Yesterday was Black Monday – apparently the most depressing day in all the year. I don’t know about that. Apart from the mud and the cold winds, January is always an invigorating month for me. It’s February that seems often like spring won’t get here fast enough.
I’m still on my clear-out mission. It’s tough. I have always been a hoarder. As a teenager, I had the bedroom of nightmares. I kept every single thing I ever bought and I was mad for junk purchases. I managed to get this down to six boxes of keepsakes that I have had throughout my life – things I have treasured and things that evoke memories I had long since forgotten. I decided it’s time for a delicate sprucing and have been using this blog post from Slow Your Home to give me motivation. Going through one box the first time, I pulled out anything that I’d forgotten what it meant and threw it away. I guess that happens. You keep a keepsake and it becomes meaningless.
After that it was all the rail tickets for regular journeys I made back home from Sheffield, where I went to university. For the last three years of university, I had a boyfriend back in Manchester. He’d come to visit me every other weekend, and I’d come to visit him in return. Usually, he drove. I didn’t have a car, so it was usually the train for me. That coach trip across the Pennines might have been a couple of quid cheaper, but it was hours longer and used to make me sick as a dog. All those winding roads disagreed with me unspeakably.
Finally, it’s the turn of cinema tickets. Some are films I remember, like seeing Up! with Jake in Bolton one Sunday afternoon. We’d go quite regularly to the Cineworld in Bolton, just the two of us. There’s nothing like going to the pictures to watch cartoons with kids. We loved that dog Doug. Other tickets are for films I vaguely remember. Sometimes I can remember who I saw them with, and sometimes not. Up and Under with Zoe after school one night. Afternoon showings of Cool Runnings and Addams’ Family Values that I saw with three children I babysat during the school holidays. The Crow, that I saw at the cinema in Bury with Phil one Tuesday night in July back in 1994.
Not any of those cinemas are like the most fantastic cinema of my youth: the Mayfair in Whitefield. It was one of those classic old-fashioned cinemas built in the post-war years and then demolished in the the latter part of the 1990s to make way for a block of flats.

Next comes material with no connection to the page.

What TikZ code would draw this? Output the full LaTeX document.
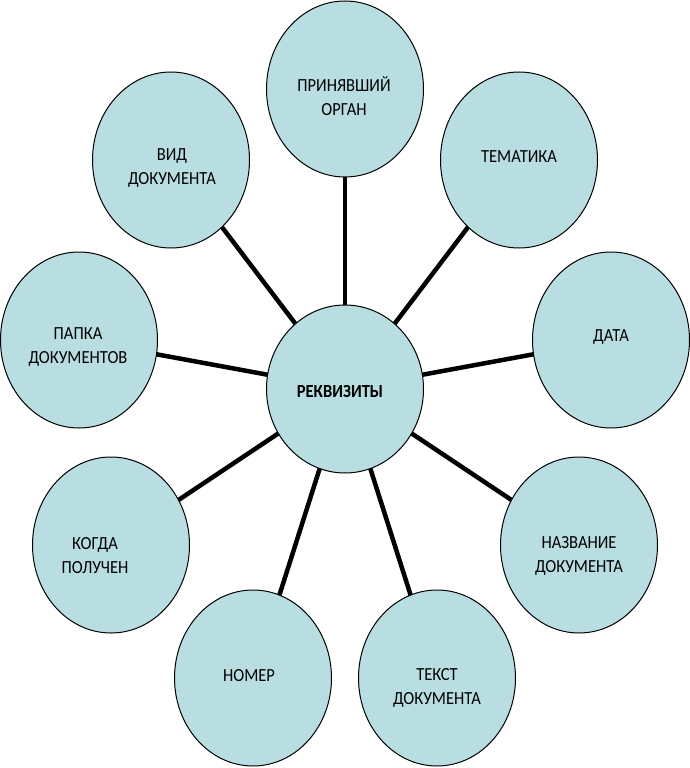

Who’d got off with whom on the back row was always up for discussion on a Monday morning. If you want a trip down Memory Lane, by the way, this guy’s flickr stream is IMMENSE. I love all these old cinemas. The Mayfair was one of these. A new multiplex opened in Bury on a new out-of-town commercial site, but it never had the same feeling. I think that is derelict now if I remember right. Andy’s best friend Paul was the manager there for a few years. It’s sad to see all these old Art Deco and Art Nouveau buildings turned to Kwik Saves and Bingo halls. I don’t care much for the old Pilsworth cinema though. I bet it was only open twenty years or so. Seems a short shelf life for a building. I’ve got some old stubs for the Odeon in Sheffield, though I can’t remember going there much. I think it was under a by-pass. I remember a lot of concrete.
I loved living in Sheffield – it’s a much greener city than Manchester, and much more hilly. I love the Yorkshire-ness of it and the names. Nether Edge. Crookes. Halfway. Greystones. Millhouses. I say it’s much greener, and it is when you are walking out of the city to where the housing becomes affordable and you can find student digs cheap enough. It wasn’t very green in the city centre, though I suppose it is very different now, twenty years later. At the epicentre of all the town’s concrete fly-overs and underpasses, there was this big concrete roundabout. On the first week back at uni, known as Freshers’ Week, there were always warnings about that roundabout. It was quite a magnet for drunks who’d take a dive into it and break their necks in an alcohol-induced stupor. The bit where I did my studies, up Eccleshall Road, is now very gentrified. The Nursery Tavern still looks the same on Google Streetview, but I can see an M&S Simply Food and signs for shops selling artisanal bread. There’s even a Starbucks where my favourite pizza restaurant was.
I’m kind of glad to see that the place I lived are just as scruffy-looking and studenty. What’s the point of being a student if you don’t learn how cold bedrooms can be without your parents to pay for central heating, or how to live on £8 shopping a week? I used to walk everywhere because I was too cheap to pay the bus fare. It was only a half-hour walk each way at the most, but I loved those walks every day. I was kind of glad to see Primark and Poundland occupying stretches of concrete around that weird roundabout world. Some things don’t change.